Overload testing establishes safe limits for user loads. Tuning for an overload ensures the system recovers immediately when the load subsides. Instead of hanging, it quickly rejects new requests when there is insufficient capacity. That increases throughput by concentrating resources on successful completion. It also helps protect against Denial Of Service (DOS) attacks.
Endurance testing verifies the absence of resource leaks such as memory and open files. Ideally, tests include both successful and unsuccessful requests. Leaks come from a variety of sources. For example; programs allocate and release memory, but it never goes back to the operating system. Testing for this condition establishes an appropriate setting for the life span of a webserver process.
The goal of monitoring is to identify issues before they cause an outage. They also reduce the time between failure and detection. Modern designs increasingly launch recovery scripts to minimize outage duration.
Measuring availability is the most common monitor. Simple checks can frequent to reduce the time between failure and detection. More involved checking ensures all the subsystems work, but calling them too frequently increases system load. Originating calls thousands of miles away ensure the data center connects onto the internet.
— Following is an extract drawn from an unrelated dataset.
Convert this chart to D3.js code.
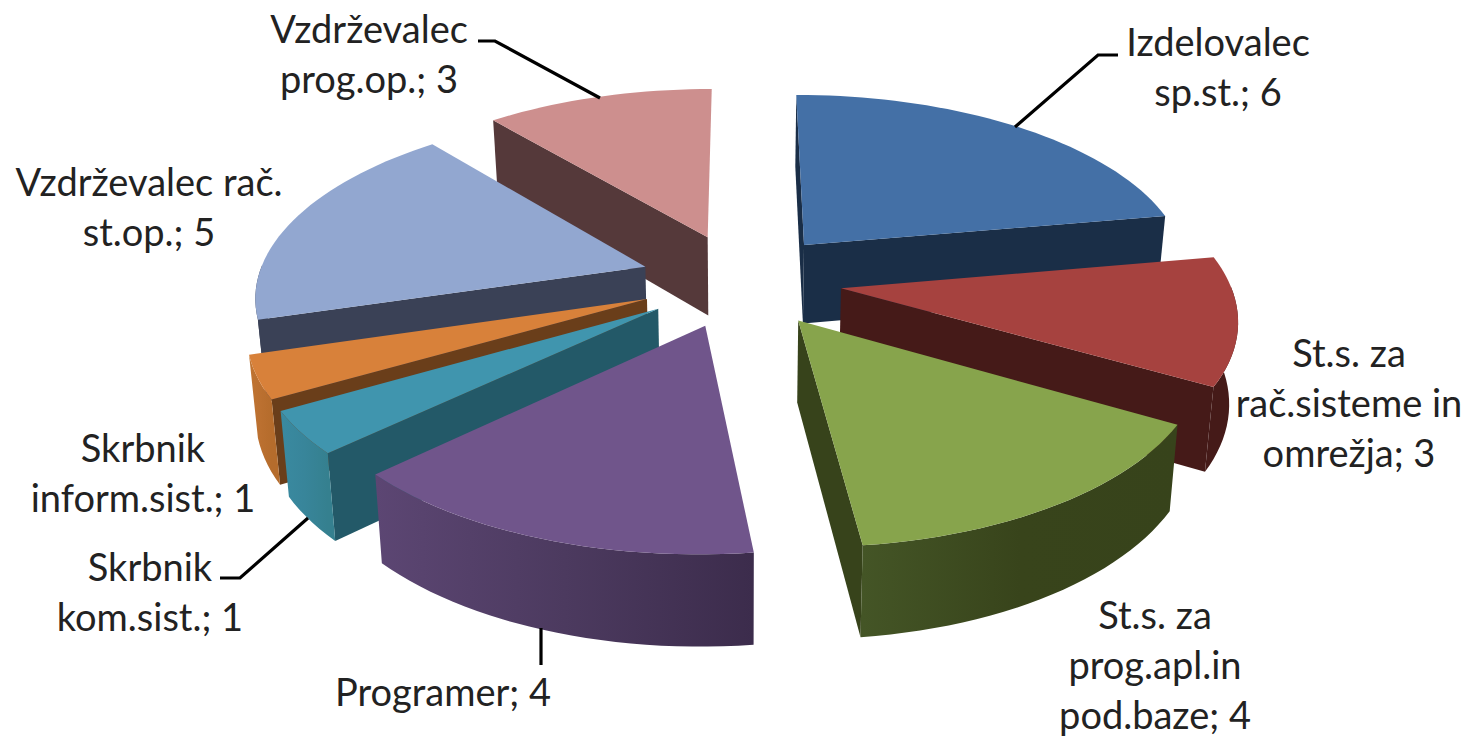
<!DOCTYPE html>
<html>
<head>
<meta charset="utf-8">
<script src="https://cdn.jsdelivr.net/npm/d3@7"></script>
<style>
  html, body { margin: 0; padding: 0; background: #fff; }
  svg { display: block; }
  text { font-family: Lato, "Open Sans", sans-serif; font-size: 38px; fill: #222; }
</style>
</head>
<body>
<div id="chart"></div>
<script>
// podatki
const categories = ["Izdelovalec sp.st.", "St.s. za rač.sisteme in omrežja", "St.s. za prog.apl.in pod.baze", "Programer",
  "Skrbnik kom.sist.", "Skrbnik inform.sist.", "Vzdrževalec rač. st.op.", "Vzdrževalec prog.op."];
const values = [6, 3, 4, 4, 1, 1, 5, 3];

const labelLines = [
  ["Izdelovalec", "sp.st.; 6"],
  ["St.s. za", "rač.sisteme in", "omrežja; 3"],
  ["St.s. za", "prog.apl.in", "pod.baze; 4"],
  ["Programer; 4"],
  ["Skrbnik", "kom.sist.; 1"],
  ["Skrbnik", "inform.sist.; 1"],
  ["Vzdrževalec rač.", "st.op.; 5"],
  ["Vzdrževalec", "prog.op.; 3"]
];
const labelPos = [[1218, 56], [1349, 367], [1155, 629], [443, 706], [150, 581], [143, 462], [149, 196], [369, 43]];

const topColors = ["#4470a6", "#a6423f", "#87a44c", "#70558b", "#4095ae", "#d8813a", "#92a7d0", "#cd8f8e"];
const wallColors = [["#1a2e47", "#1a2e47", "#1a2e47"], ["#451a18", "#451a18", "#451a18"], ["#445526", "#38441b", "#37431b"],
  ["#5c4673", "#4c3a5f", "#3c2c4c"], ["#3a8aa0", "#38859a", "#35808f"], ["#c07431", "#bb7030", "#b56c2c"],
  ["#3a4156", "#3a4156", "#3a4156"], ["#55393a", "#55393a", "#55393a"]];
const sideColors = ["#1a2e47", "#451a18", "#37431b", "#5c4673", "#235968", "#6a3e1a", "#3a4156", "#55393a"];

const leaders = [
  [[1118, 55], [1098, 55], [1015, 127]],
  [[478, 41], [495, 41], [600, 98]],
  [[220, 578], [240, 578], [308, 518]],
  [[541, 628], [541, 665]]
];

const width = 1478, height = 737;
const cx = 741, cy = 280, rx = 388, ky = 181, persp = 0.144;
const explode = 0.26, depth = 80, bottomShrink = 0.982;

// ravnina torte -> zaslon
function project(x, v, low) {
  const f = 1 / (1 - persp * v);
  const s = low ? bottomShrink : 1;
  return [cx + rx * x * f * s, cy + ky * v * f + (low ? depth * (1 + 0.7 * (f - 1)) : 0)];
}

const cross = (o, a, b) => (a[0] - o[0]) * (b[1] - o[1]) - (a[1] - o[1]) * (b[0] - o[0]);

const svg = d3.select("#chart").append("svg")
  .attr("width", width)
  .attr("height", height);
const defs = svg.append("defs");
const line = d3.line();

const arcs = d3.pie().sort(null).value(d => d)(values).map((d, i) => {
  const mid = (d.startAngle + d.endAngle) / 2;
  const ox = explode * Math.sin(mid), ov = -explode * Math.cos(mid);
  const n = Math.max(4, Math.ceil((d.endAngle - d.startAngle) * 30));
  const rim = d3.range(n + 1).map(k => {
    const a = d.startAngle + (d.endAngle - d.startAngle) * k / n;
    return [ox + Math.sin(a), ov - Math.cos(a)];
  });
  return { i, mid, ox, ov, rim };
});

// zadnji kosi najprej
arcs.sort((a, b) => Math.cos(b.mid) - Math.cos(a.mid));

arcs.forEach(s => {
  const g = svg.append("g").attr("class", "slice");
  const tipTop = project(s.ox, s.ov);
  const tipLow = project(s.ox, s.ov, true);
  const top = s.rim.map(p => project(p[0], p[1]));
  const inner = top[Math.floor(top.length / 2)];

  // radialni stranici, samo vidni
  [s.rim[0], s.rim[s.rim.length - 1]].forEach(p => {
    const a = project(p[0], p[1]);
    const c = cross(tipTop, a, tipLow);
    if (c * cross(tipTop, a, inner) >= 0 || Math.abs(c) < 500) return;
    g.append("path")
      .attr("d", line([tipTop, a, project(p[0], p[1], true), tipLow]) + "Z")
      .attr("fill", sideColors[s.i]);
  });

  // zunanji rob, samo sprednji del
  const front = s.rim.filter(p => p[1] - s.ov > -0.03);
  if (front.length > 1) {
    const upper = front.map(p => project(p[0], p[1]));
    const lower = front.map(p => project(p[0], p[1], true));
    const xs = d3.extent(top, p => p[0]);
    const id = "wall-" + s.i;
    const grad = defs.append("linearGradient")
      .attr("id", id)
      .attr("gradientUnits", "userSpaceOnUse")
      .attr("x1", xs[0]).attr("x2", xs[1])
      .attr("y1", 0).attr("y2", 0);
    wallColors[s.i].forEach((c, k) => {
      grad.append("stop").attr("offset", k * 50 + "%").attr("stop-color", c);
    });
    g.append("path")
      .attr("d", line(upper.concat(lower.reverse())) + "Z")
      .attr("fill", `url(#${id})`);
  }

  g.append("path")
    .attr("d", line([tipTop].concat(top)) + "Z")
    .attr("fill", topColors[s.i]);
});

// povezovalne črte
svg.selectAll("path.leader")
  .data(leaders)
  .enter()
  .append("path")
  .attr("class", "leader")
  .attr("d", d => line(d))
  .attr("fill", "none")
  .attr("stroke", "#000")
  .attr("stroke-width", 3.2);

// oznake
labelLines.forEach((lines, i) => {
  const t = svg.append("text")
    .attr("text-anchor", "middle")
    .attr("x", labelPos[i][0])
    .attr("y", labelPos[i][1]);
  lines.forEach((l, k) => {
    t.append("tspan")
      .attr("x", labelPos[i][0])
      .attr("dy", k === 0 ? 0 : 50)
      .text(l);
  });
});
</script>
</body>
</html>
More rigorous monitoring increases operational costs but should have the goal of minimizing.
System resources include CPU, disk, and memory. Trigging alerts based on expected loads helps identify impending performance issues. Solutions that reduce costs by removing excess hardware capacity is more sensitive to load fluctuations and are in more need of this type of monitoring.
Security monitoring flags infrequent administrative activity. Typical examples are administrative login, content changes on the website, and updates to the DNS registrar. The goal is to detect uncommon but unexpected events that pose a significant risk.
Equipment monitoring includes printers, routers, and firewalls in offices and data centers. It uses the Simple Network Management Protocol (SNMP). They provide a more meaningful alert and detect issues before the user calls the help desk.